À cette photo-carte ne manque que le nom du soldat qui l’a achetée. Nous avons toutes les informations nécessaires : un régiment, une date, un lieu. Pourtant, cette image est un bon exemple de la prudence avec laquelle on doit toujours prendre les informations disponibles. Les recoupements sont toujours indispensables, parfois implacables.

  • De l’apparence…

Au moins 46 hommes sont visibles sur cette photographie. Grâce aux chiffres dorés du képi du seul officier du groupe, on peut lire le numéro du régiment : il s’agit du 165e régiment d’infanterie de Verdun. Le numéro est aussi visible sur bon nombre d’hommes, ce qui ne laisse aucun doute sur l’identification de l’unité.

Ces hommes posent autour d’un sous-lieutenant ou d’un adjudant, d’un sergent-major, d’un sergent rengagé et de deux sergents. Le premier se distingue par le liseré au sommet de son képi, le second par le double galon doré, le troisième par le liseré à sa manche qui est la marque de son rengagement et les deux derniers par leurs vestes plus sombres que celles des soldats, leur galon doré qui se détache nettement sur leur bras et la jugulaire dorée de leur képi. Ces sergents n’ont qu’un képi de troupe quand les autres sous-officiers ont un képi d’achat personnel.

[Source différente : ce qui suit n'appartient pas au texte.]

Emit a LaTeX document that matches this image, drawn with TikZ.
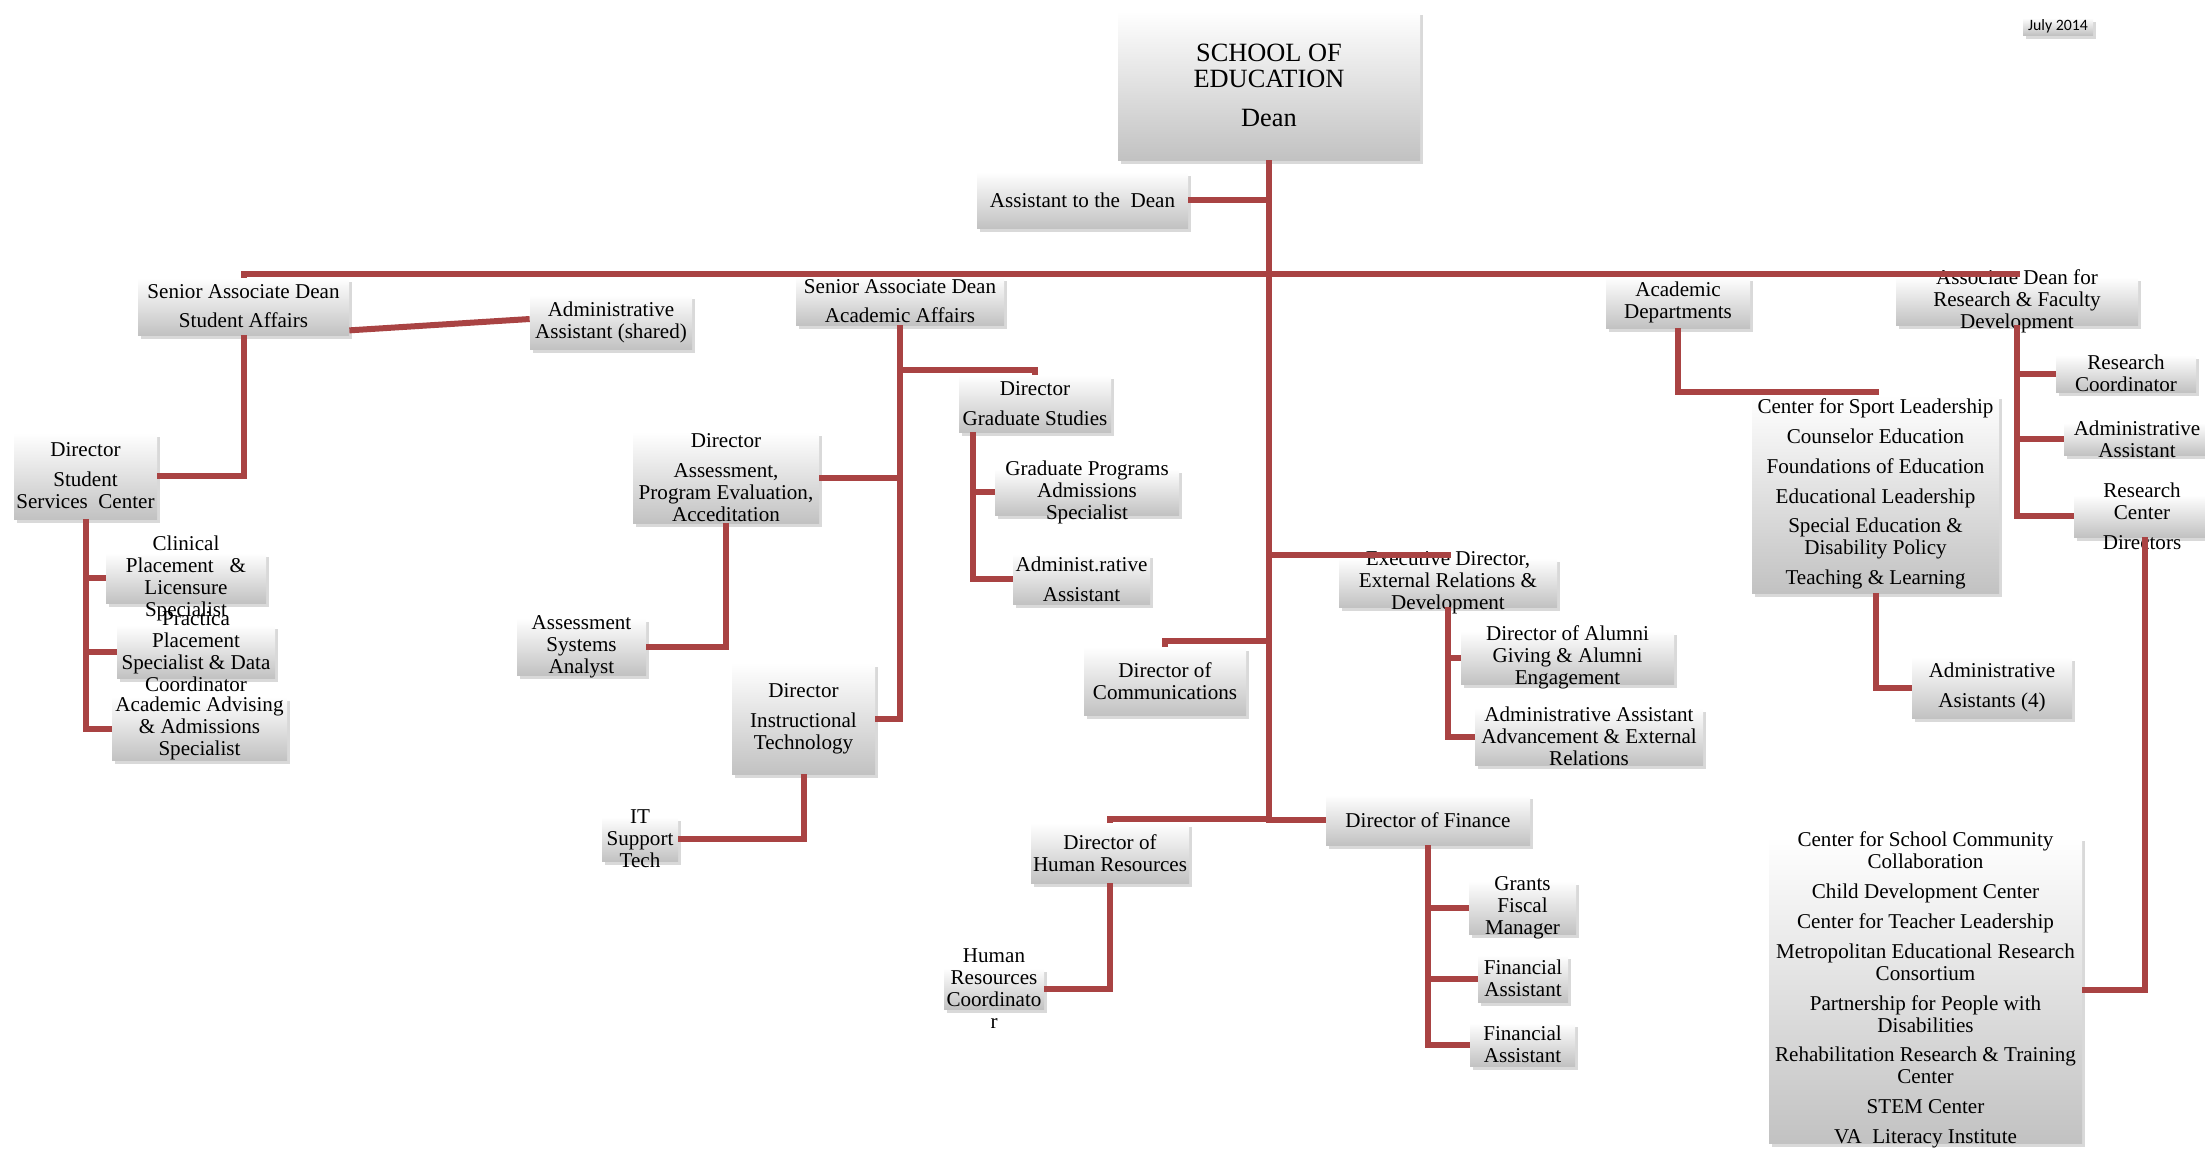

Que font-ils là, à proximité d’un bois, le long de ce chemin ? La présence des épées pour le sergent rengagé et le sergent-major ainsi que des tenues de sortie font penser à une cérémonie. 14 juillet ? Remise d’une décoration ? Défilé ? Les possibilités sont nombreuses mais le feuillage et le soleil haut écartent l’hypothèse de la cérémonie de présentation du drapeau aux nouvelles recrues qui se passe plus tôt dans l’année.

Peut-être la date et le lieu aideront-ils à trouver les circonstances de cette prise de vue.

  • à la réalité

« Génicourt, le 29 août 1914 »

Le texte est laconique mais il suffit à déduire beaucoup de choses de ce document.

Le 165e RI est un régiment d’infanterie dont trois bataillons sont casernés à Verdun et un bataillon à Montmédy. Or Génicourt est une commune de l’ancien département de Seine-et-Oise, bien loin de la Meuse. Premier problème.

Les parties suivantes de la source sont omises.